Prepress

FUJIFILM Marks Milestone in LTO Ultrium Format

Monday 24. November 2008 - Production of 50 Million Cartridges Highlights Market Acceptance and Success of Storage Format

FUJIFILM Recording Media U.S.A., Inc., (NASDAQ: FUJI) a leading manufacturer of enterprise and mid-range data storage media, today announced that the company recently passed the 50 million milestone for the number of LTO Ultrium data cartridges manufactured since introduction. This achievement highlights Fujifilm’s leadership and success as a manufacturer of mid-range and enterprise tape media.
Fujifilm’s first LTO Ultrium data cartridge was shipped in 2000 and had a native capacity of 100 gigabytes with a transfer rate of 20 MB/sec. Today, LTO Ultrium data cartridges are capable of storing 800 gigabytes of native data with a 120 MB/sec transfer rate. With 2:1 drive compression, this capacity increases up to 1.6 terabytes of data storage with transfer rates as high as 240 MB/sec. Fujifilm’s announcement follows news made last month as the technology provider companies for the Linear Tape-Open (LTO) Program marked the shipment of 100 million LTO Ultrium data cartridges.
For data storage professionals who demand a solution that is highly reliable, cost-effective and delivers high performance, Fujifilm’s tape media has been the preferred solution.
“We are pleased that our ATOMM and NANOCUBIC technologies have helped to advance the LTO Ultrium format and continue to make Fujifilm-manufactured media the media of choice,” said Norio Shibata, General Manager Recording Media Products Division, FUJIFILM Corporation. “We look forward to further developing multi-terabyte generations Ultrium 5 and Ultrium 6 with our advanced technologies and expert engineering.”
Prior to assuming his current role, Mr.

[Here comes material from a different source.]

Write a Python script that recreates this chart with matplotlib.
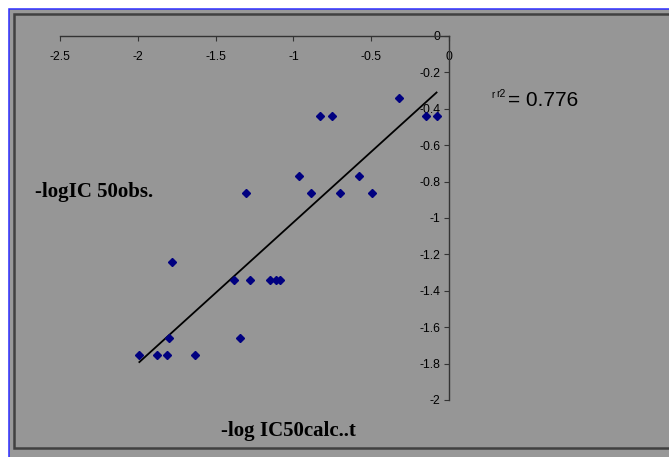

Shibata was General Manager of the Recording Media Research Laboratories, where he led the development of the unique Fujifilm ATOMM and NANOCUBIC coating technologies.
“Fujifilm’s achievements in this category, along with the LTO Program’s recent announcement speak clearly to the success of the LTO tape storage format,” said Cindy Grossman, Vice President of Tape and Archive, IBM System Storage. “Data center managers continue to use tape storage to protect data, secure sensitive information with tape encryption, and reduce energy consumption and operation costs by archiving to tape. As companies like Fujifilm keep breaking the barriers of storage capacity with their technologies, the LTO Ultrium format will only continue to grow.”
Recent studies from The Clipper Group* indicate that the advances in data density and cartridge capacity help keep magnetic tape as the most cost-effective form of data storage. Tape offers both the lowest cost per/GB and is remarkably energy efficient because unlike servers, the system is at rest until the data is needed, significantly reducing operational and investment costs. In addition, LTO Ultrium generation 4 technology provides tape drive level-based encryption to help secure data during transport and storage, along with write-once, read-many (WORM) storage for compliance issues.
Fujifilm invests nearly $4 million dollars every day in research and development, using its enormous library of proprietary chemistry and advanced thin-film engineering expertise to create new products and advance existing businesses as customer needs evolve.